Kurslara devam eden ve aynı zamanda tiyatroda küçük rollerde alan ve daha sonra Çanakkale’de Onsekiz Mart Üniversitesi tiyatro bölümünü bitiren Mesut İzgi biraz daha cesaretli davranarak bir grup arkadaşıyla kendi tiyatrosunu kurdu İstanbul’da. Tiyatro Pusula adıyla kurdukları topluluk, geçtiğimiz hafta ilk oyun olarak değerli yazarımız Yılmaz Onay’ın Karadul Efsanesi adlı tek kişilik oyununu sahneleyerek mecraya adım attı.
Karadul Efsanesi geleneksel oyun yazarlığının dışında farklı bir kurgu ve anlatımla geçmişi ve bugünü şiirsel ve düşsel sayıklamalarla anımsatan, geçmişi sorgulayan bugünden utanç duyan bir duyarlılıkla toplumsal yapıyı sorguluyor.
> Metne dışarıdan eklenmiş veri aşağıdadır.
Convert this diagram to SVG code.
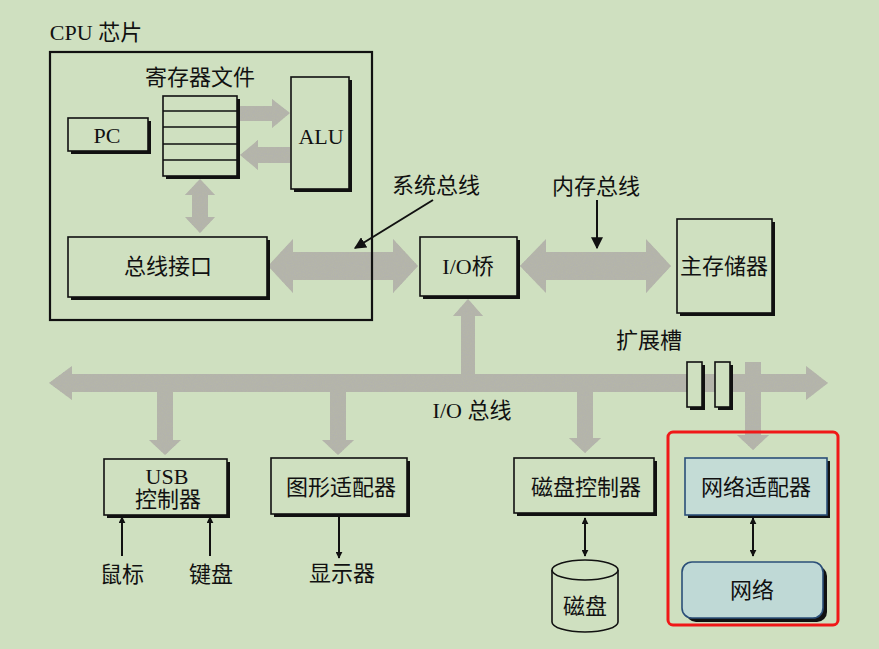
<svg xmlns="http://www.w3.org/2000/svg" width="879" height="649" viewBox="0 0 879 649">
<style>
.t{font-family:"Liberation Serif","Noto Sans CJK SC",serif;font-size:22px;fill:#111;text-anchor:middle;dominant-baseline:central}
.box{fill:#cfe0c0;stroke:#111;stroke-width:1.6}
.sh{fill:#111}
.bus{fill:#b5b6a9}
.ln{stroke:#111;stroke-width:2;fill:none}
</style>
<defs>
<marker id="ah" viewBox="0 0 10 10" refX="9" refY="5" markerWidth="7" markerHeight="7" markerUnits="userSpaceOnUse" orient="auto-start-reverse">
<path d="M0,0 L10,5 L0,10 z" fill="#111"/>
</marker>
<marker id="ah2" viewBox="0 0 10 10" refX="9" refY="5" markerWidth="12" markerHeight="12" markerUnits="userSpaceOnUse" orient="auto-start-reverse">
<path d="M0,0 L10,5 L0,10 z" fill="#111"/>
</marker>
<filter id="grain" x="0" y="0" width="100%" height="100%">
<feTurbulence type="fractalNoise" baseFrequency="1.1" numOctaves="2" seed="3" result="n"/>
<feColorMatrix in="n" type="matrix" values="0 0 0 0 0.45  0 0 0 0 0.45  0 0 0 0 0.42  0 0 0 -3 1.9" result="d"/>
<feComposite in="d" in2="SourceGraphic" operator="in" result="dd"/>
<feMerge><feMergeNode in="SourceGraphic"/><feMergeNode in="dd"/></feMerge>
</filter>
</defs>
<rect width="879" height="649" fill="#cfe0c0"/>

<g id="connectors">
<g class="bus" filter="url(#grain)">
<polygon points="240,106 272,106 272,99 290,113 272,128 272,121 240,121"/>
<polygon points="290,147 258,147 258,140 240,155 258,170 258,163 290,163"/>
<polygon points="200,179 215,195 208,195 208,217 215,217 200,233 185,217 192,217 192,195 185,195"/>
<polygon points="268,266 293,239 293,252 393,252 393,239 418,266 393,293 393,280 293,280 293,293"/>
<polygon points="520,266 546,239 546,252 646,252 646,239 671,266 646,293 646,280 546,280 546,293"/>
<polygon points="49,383 72,366 72,374 806,374 806,366 828,383 806,400 806,392 72,392 72,400"/>
<polygon points="461,376 461,316 453,316 468,299 483,316 475,316 475,376"/>
<polygon points="157,390 173,390 173,440 181,440 165,455 149,440 157,440"/>
<polygon points="330,390 346,390 346,440 354,440 338,455 322,440 330,440"/>
<polygon points="577,390 593,390 593,438 601,438 585,453 569,438 577,438"/>
<polygon points="745,362 761,362 761,435 769,435 753,450 737,435 745,435"/>
</g>
<line class="ln" x1="433" y1="200" x2="355" y2="248" marker-end="url(#ah2)"/>
<line class="ln" x1="597" y1="200" x2="597" y2="248" marker-end="url(#ah2)"/>
<line class="ln" x1="122" y1="556" x2="122" y2="517" marker-end="url(#ah)"/>
<line class="ln" x1="210" y1="556" x2="210" y2="517" marker-end="url(#ah)"/>
<line class="ln" x1="339" y1="517" x2="339" y2="558" marker-end="url(#ah)"/>
<line class="ln" x1="585" y1="518" x2="585" y2="556" marker-start="url(#ah)" marker-end="url(#ah)"/>
<line class="ln" x1="753" y1="518" x2="753" y2="556" marker-start="url(#ah)" marker-end="url(#ah)"/>
</g>

<g id="cpu">
<rect x="50" y="52" width="322" height="268" fill="none" stroke="#111" stroke-width="2.2"/>
<text class="t" x="96" y="32">CPU 芯片</text>
</g>

<g id="regfile">
<text class="t" x="200" y="77">寄存器文件</text>
<rect class="sh" x="166" y="99" width="74" height="80"/>
<rect class="box" x="163" y="96" width="74" height="80"/>
<path d="M163,111H237M163,127H237M163,144H237M163,160H237" stroke="#111" stroke-width="1.4"/>
</g>

<g id="pc">
<rect class="sh" x="71" y="121" width="80" height="33"/>
<rect class="box" x="68" y="118" width="80" height="33"/>
<text class="t" x="107" y="135">PC</text>
</g>

<g id="alu">
<rect class="sh" x="294" y="80" width="58" height="112"/>
<rect class="box" x="291" y="77" width="58" height="112"/>
<text class="t" x="321" y="136">ALU</text>
</g>

<g id="businterface">
<rect class="sh" x="71" y="240" width="199" height="60"/>
<rect class="box" x="68" y="237" width="199" height="60"/>
<text class="t" x="168" y="266">总线接口</text>
</g>

<g id="sysbuslabel"><text class="t" x="436" y="185">系统总线</text></g>
<g id="membuslabel"><text class="t" x="596" y="186">内存总线</text></g>

<g id="iobridge">
<rect class="sh" x="423" y="240" width="97" height="59"/>
<rect class="box" x="420" y="237" width="97" height="59"/>
<text class="t" x="468" y="266">I/O桥</text>
</g>

<g id="mainmem">
<rect class="sh" x="680" y="222" width="95" height="94"/>
<rect class="box" x="677" y="219" width="95" height="94"/>
<text class="t" x="724" y="266">主存储器</text>
</g>

<g id="iobuslabel"><text class="t" x="472" y="410">I/O 总线</text></g>
<g id="slotlabel"><text class="t" x="649" y="340">扩展槽</text></g>

<g id="slots">
<rect class="sh" x="690" y="365" width="15" height="45"/>
<rect class="box" x="687" y="362" width="15" height="45"/>
<rect class="sh" x="718" y="365" width="15" height="45"/>
<rect class="box" x="715" y="362" width="15" height="45"/>
</g>

<g id="usb">
<rect class="sh" x="107" y="462" width="123" height="56"/>
<rect class="box" x="104" y="459" width="123" height="56"/>
<text class="t" x="167" y="476">USB</text>
<text class="t" x="168" y="499">控制器</text>
</g>
<g id="mouse"><text class="t" x="122" y="574">鼠标</text></g>
<g id="keyboard"><text class="t" x="211" y="574">键盘</text></g>

<g id="graphics">
<rect class="sh" x="274" y="461" width="136" height="56"/>
<rect class="box" x="271" y="458" width="136" height="56"/>
<text class="t" x="341" y="487">图形适配器</text>
</g>
<g id="display"><text class="t" x="342" y="573">显示器</text></g>

<g id="diskctrl">
<rect class="sh" x="517" y="461" width="140" height="55"/>
<rect class="box" x="514" y="458" width="140" height="55"/>
<text class="t" x="586" y="487">磁盘控制器</text>
</g>

<g id="disk">
<path d="M552,570 V622 A33,10 0 0 0 618,622 V570" fill="#cfe0c0" stroke="#111" stroke-width="1.6"/>
<ellipse cx="585" cy="570" rx="33" ry="10" fill="#cfe0c0" stroke="#111" stroke-width="1.6"/>
<text class="t" x="585" y="606">磁盘</text>
</g>

<g id="highlight">
<rect x="668" y="432" width="170" height="193" rx="5" fill="none" stroke="#f01818" stroke-width="3"/>
</g>

<g id="netadapter">
<rect class="sh" x="688" y="461" width="142" height="57"/>
<rect x="685" y="458" width="142" height="57" fill="#c4dcd6" stroke="#2b4f78" stroke-width="1.6"/>
<text class="t" x="756" y="487">网络适配器</text>
</g>

<g id="network">
<rect class="sh" x="686" y="566" width="141" height="56" rx="10"/>
<rect x="682" y="562" width="141" height="56" rx="10" fill="#bfd9d6" stroke="#2b4f78" stroke-width="1.6"/>
<text class="t" x="752" y="590">网络</text>
</g>
</svg>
Oyunda işkence, zorbalık, tecrit, dışlanmışlık, yalnızlık, iğdiş edilme, hesap sorma, çığlık ve teslim olmama gibi bireysel dramlar bir düş oyunu gibi ‘yaşantı parçası’ olarak seyirci karşısına çıkarılıyor. Yılmaz Onay’ın yönetmenliğini yaptığı oyunda Mesut İzgi oynuyor. Oyunun sahne tasarımını Aytuğ Dereli, kostümler ise Hazal Ulukurt’a ait. Oyunda Müzisyen Aleksandr Petuhov balalaykası ile İzgi’ye eşlik ediyor. Karadul Efsanesi düş ve gerçeğin iç içe kurgulanması anlamında zor bir oyun. Ancak Mesut İzgi doğru, ölçülü ve özenli bir oyunculuk ile hem metni anlaşılır kılıyor hem de seyircinin dikkatini diri tutuyor. İzgi sesi, tavrı ve uyumlu hareket planı ile görsel anlatımı güçlendiren özel bir performans yaratıyor. İzgi umarım bundan sonra sahnede daha çok yer alır ve farklı tarzda yazılmış oyunlarda da bu performansını kullanır.
Genç sanatçı arkadaşların kurduğu Tiyatro Pusula’nın farklı bir anlayışla ortama yeni bir soluk getireceği umuduyla kurucularına başarılar diliyoruz.
Karadul Efsanesi 10 Mayıs tarihinde Aksaray’da Su Gösteri Sanatları Sahnesinde izlenebilir.